I read The Big Sleep a few years ago during a foray into genre fiction I was making at the time. I liked it fine, but I can't say it left much of an impression on me. Sometime later, someone I follow on Twitter recommended (generally, not to me personally, in the context of like, essential noir novels or somesuch) The Long Goodbye, so I added it to my PaperbackSwap wishlist and a couple weeks ago it showed up in my mailbox. The timing was perfect: June was a busy travel month for me and engrossing, plot-driven books are about the only books I can manage to read when I travel. (This was also the reason behind my selection of The Death of Roger Ackroyd immediately before The Long Goodbye. I finished both books on planes.)
For a long stretch as I was reading The Long Goodbye, things felt slightly familiar, but I wasn't certain that I had seen the movie. Then, when I was finally sure I had, I found that the book diverged quite a bit from what I remembered happening in the movie. I looked into this after the fact, and it turns out it's not so much that my memory is faulty but that the movie is quite different from the book. Several characters are missing from the movie and most notably, the ending - which I remembered and was expecting - is totally different. The mood of the movie is also different. As the Wikipedia page explains, the movie was updated to be set in the present day (1970s), when a character like Philip Marlowe was anachronistic. Anyway, the differences meant the book felt almost totally new to me.

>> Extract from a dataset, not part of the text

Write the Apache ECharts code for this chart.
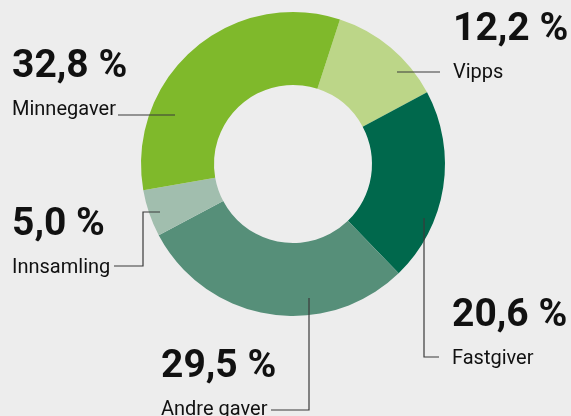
<!DOCTYPE html>
<html lang="no">

<head>
    <meta charset="UTF-8">
    <title>Inntekter</title>
    <script src="https://cdn.jsdelivr.net/npm/echarts@6/dist/echarts.min.js"></script>
    <style>
        html, body { margin: 0; padding: 0; background: #ededed; }
        #main { width: 571px; height: 416px; }
    </style>
</head>

<body>
    <div id="main"></div>
    <script type="text/javascript">
        // data
        var categories = ['Vipps', 'Fastgiver', 'Andre gaver', 'Innsamling', 'Minnegaver'];
        var shares = [12.2, 20.6, 29.5, 5.0, 32.8];
        var colors = ['#bcd688', '#00684c', '#568f79', '#a1beae', '#7fb92b'];

        // label box (top-left) and leader line, per slice
        var labelPos = [
            [453, 5],
            [452, 291],
            [161, 342],
            [12, 200],
            [12, 42]
        ];
        var leaders = [
            [[397, 72], [440, 72]],
            [[424, 218], [424, 357], [439, 357]],
            [[309, 298], [309, 410], [271, 410]],
            [[160, 212], [143, 212], [143, 266], [114, 266]],
            [[175, 115], [118, 115]]
        ];

        var chart = echarts.init(document.getElementById('main'));
        var option = {
            backgroundColor: '#ededed',
            animation: false,
            // leader lines drawn on top of the ring
            graphic: leaders.map(function (pts) {
                return {
                    type: 'polyline',
                    z: 100,
                    silent: true,
                    shape: { points: pts },
                    style: { stroke: '#3a3a3a', lineWidth: 1.2, fill: null }
                };
            }),
            series: [{
                type: 'pie',
                center: [293, 164],
                radius: [79, 152],
                startAngle: 72,
                clockwise: true,
                silent: true,
                emphasis: { disabled: true },
                itemStyle: { borderWidth: 0 },
                data: categories.map(function (c, i) {
                    return { name: c, value: shares[i], itemStyle: { color: colors[i] } };
                }),
                label: {
                    show: true,
                    position: 'outside',
                    overflow: 'none',
                    edgeDistance: 0,
                    formatter: function (p) {
                        return '{v|' + p.value.toFixed(1).replace('.', ',') + ' %}\n{n|' + p.name + '}';
                    },
                    rich: {
                        v: {
                            fontFamily: 'Roboto',
                            fontWeight: 'bold',
                            fontSize: 39,
                            lineHeight: 50,
                            color: '#111'
                        },
                        n: {
                            fontFamily: 'Roboto',
                            fontSize: 20,
                            lineHeight: 36,
                            color: '#111'
                        }
                    }
                },
                labelLine: { show: false },
                labelLayout: function (params) {
                    var i = params.dataIndex;
                    return {
                        x: labelPos[i][0],
                        y: labelPos[i][1],
                        align: 'left',
                        verticalAlign: 'top'
                    };
                }
            }]
        };
        chart.setOption(option);
    </script>
</body>

</html>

So, about the book: I loved it. The writing was incredible. This is the language that is both imitated and spoofed in detective stories everywhere. Reading The Long Goodbye, I felt like I was experiencing the real thing for the first time. It was beautiful, and funny, and evocative, and stunning. I couldn't get over it. Everything else about the book felt sort of incidental. The story was good, but not nearly so good as the telling. Good or bad, I found I could read right past and forgive the flaws and bits that made me uncomfortable. It was just such a pleasure to read.